● THE TASK: Search the material below for the word "matplotlib" and copy every line in which it occurs.

— Start DATA SUPPLIED —

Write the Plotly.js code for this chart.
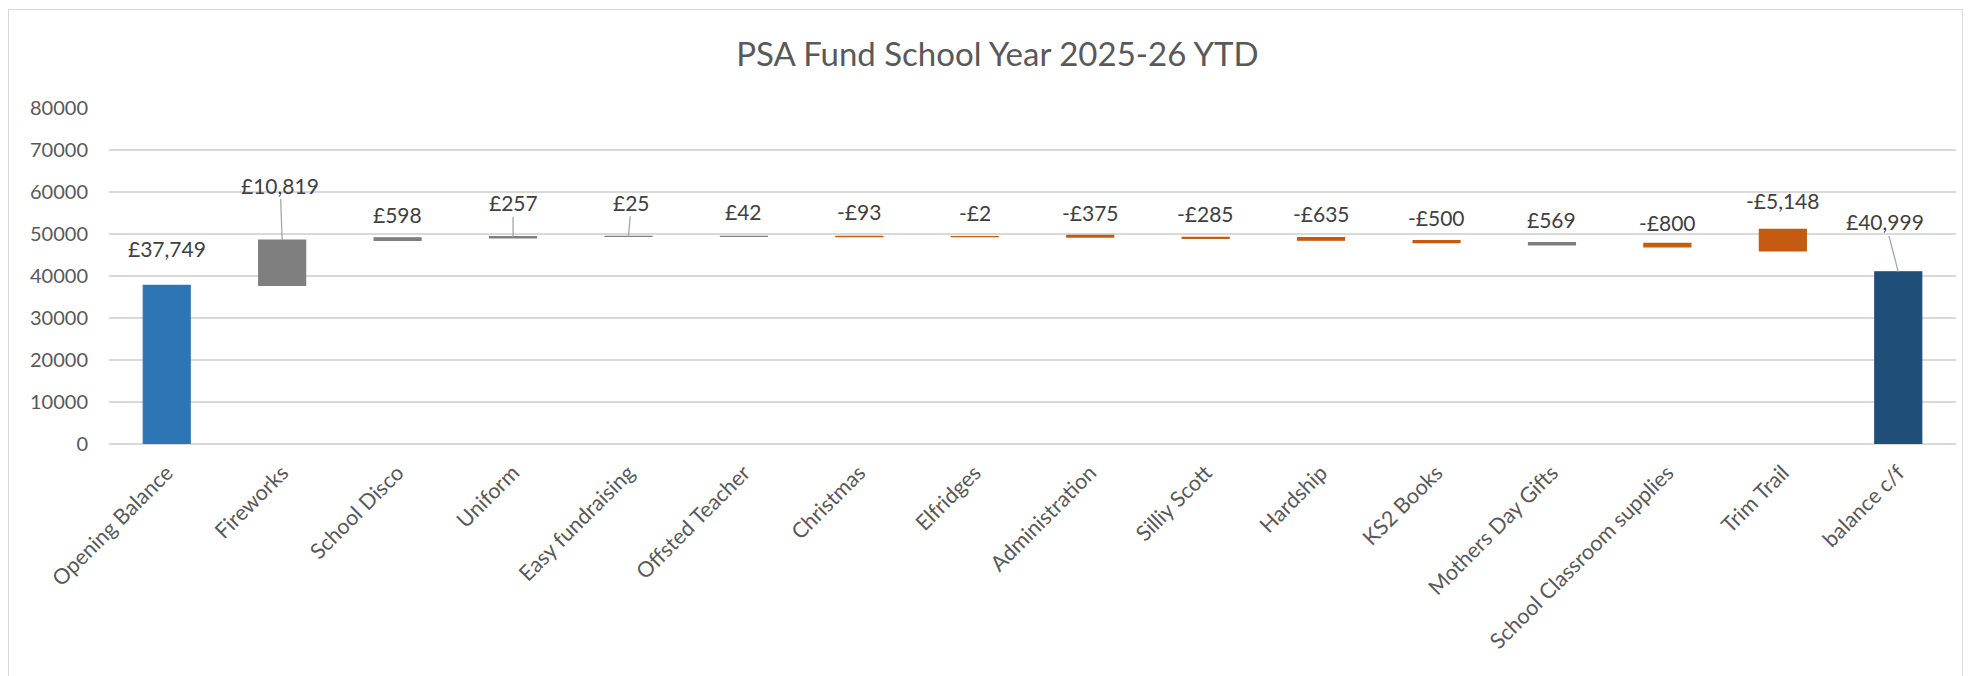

— End DATA SUPPLIED —
— Start DATA SUPPLIED —

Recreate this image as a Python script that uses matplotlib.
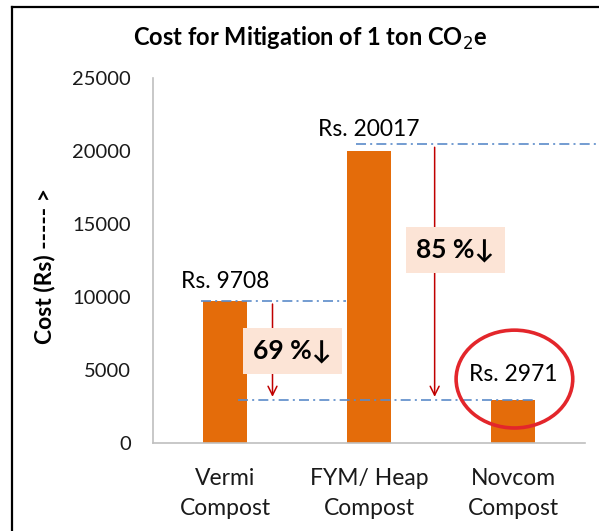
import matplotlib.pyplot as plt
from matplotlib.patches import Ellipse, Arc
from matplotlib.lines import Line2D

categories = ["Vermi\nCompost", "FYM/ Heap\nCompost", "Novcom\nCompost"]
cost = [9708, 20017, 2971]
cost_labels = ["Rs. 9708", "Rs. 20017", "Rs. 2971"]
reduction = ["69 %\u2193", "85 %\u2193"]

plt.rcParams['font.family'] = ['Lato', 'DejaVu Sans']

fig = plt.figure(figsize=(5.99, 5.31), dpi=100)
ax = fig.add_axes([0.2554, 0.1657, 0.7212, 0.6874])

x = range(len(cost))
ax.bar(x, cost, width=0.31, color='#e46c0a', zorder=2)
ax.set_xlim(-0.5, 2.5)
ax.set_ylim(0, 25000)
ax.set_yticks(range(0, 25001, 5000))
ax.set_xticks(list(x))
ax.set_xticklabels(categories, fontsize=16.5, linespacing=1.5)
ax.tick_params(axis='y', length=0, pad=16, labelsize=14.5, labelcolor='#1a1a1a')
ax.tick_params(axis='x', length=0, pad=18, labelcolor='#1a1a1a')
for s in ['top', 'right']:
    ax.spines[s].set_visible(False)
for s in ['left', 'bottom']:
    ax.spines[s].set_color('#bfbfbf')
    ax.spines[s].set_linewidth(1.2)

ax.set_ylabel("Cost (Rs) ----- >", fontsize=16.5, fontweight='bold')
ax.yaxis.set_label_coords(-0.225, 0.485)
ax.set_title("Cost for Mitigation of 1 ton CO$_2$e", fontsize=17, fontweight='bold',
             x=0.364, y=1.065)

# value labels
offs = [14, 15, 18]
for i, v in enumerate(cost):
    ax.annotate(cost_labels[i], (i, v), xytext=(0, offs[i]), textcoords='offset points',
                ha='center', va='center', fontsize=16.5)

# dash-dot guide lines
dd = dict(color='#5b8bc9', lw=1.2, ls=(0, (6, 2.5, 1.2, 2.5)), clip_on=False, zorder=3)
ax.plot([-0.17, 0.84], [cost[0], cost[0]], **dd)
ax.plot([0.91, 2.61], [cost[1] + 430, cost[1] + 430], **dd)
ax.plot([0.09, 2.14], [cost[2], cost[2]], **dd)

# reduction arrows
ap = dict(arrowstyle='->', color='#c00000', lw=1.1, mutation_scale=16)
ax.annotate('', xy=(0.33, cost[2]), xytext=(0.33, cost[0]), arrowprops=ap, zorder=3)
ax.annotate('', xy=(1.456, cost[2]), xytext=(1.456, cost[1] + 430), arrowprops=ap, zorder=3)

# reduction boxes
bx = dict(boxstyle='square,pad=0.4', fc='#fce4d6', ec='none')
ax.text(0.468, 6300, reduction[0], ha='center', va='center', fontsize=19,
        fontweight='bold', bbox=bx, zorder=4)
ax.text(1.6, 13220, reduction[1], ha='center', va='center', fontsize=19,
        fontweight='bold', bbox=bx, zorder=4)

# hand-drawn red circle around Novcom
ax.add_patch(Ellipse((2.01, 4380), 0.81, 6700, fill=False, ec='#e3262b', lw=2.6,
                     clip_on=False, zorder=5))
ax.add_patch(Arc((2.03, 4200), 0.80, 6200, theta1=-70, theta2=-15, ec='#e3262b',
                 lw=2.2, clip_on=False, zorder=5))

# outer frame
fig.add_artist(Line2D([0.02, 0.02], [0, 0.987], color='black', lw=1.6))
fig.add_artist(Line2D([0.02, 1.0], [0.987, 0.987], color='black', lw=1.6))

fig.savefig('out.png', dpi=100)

— End DATA SUPPLIED —

● THE RESULT:
Recreate this image as a Python script that uses matplotlib.
import matplotlib.pyplot as plt
from matplotlib.patches import Ellipse, Arc
from matplotlib.lines import Line2D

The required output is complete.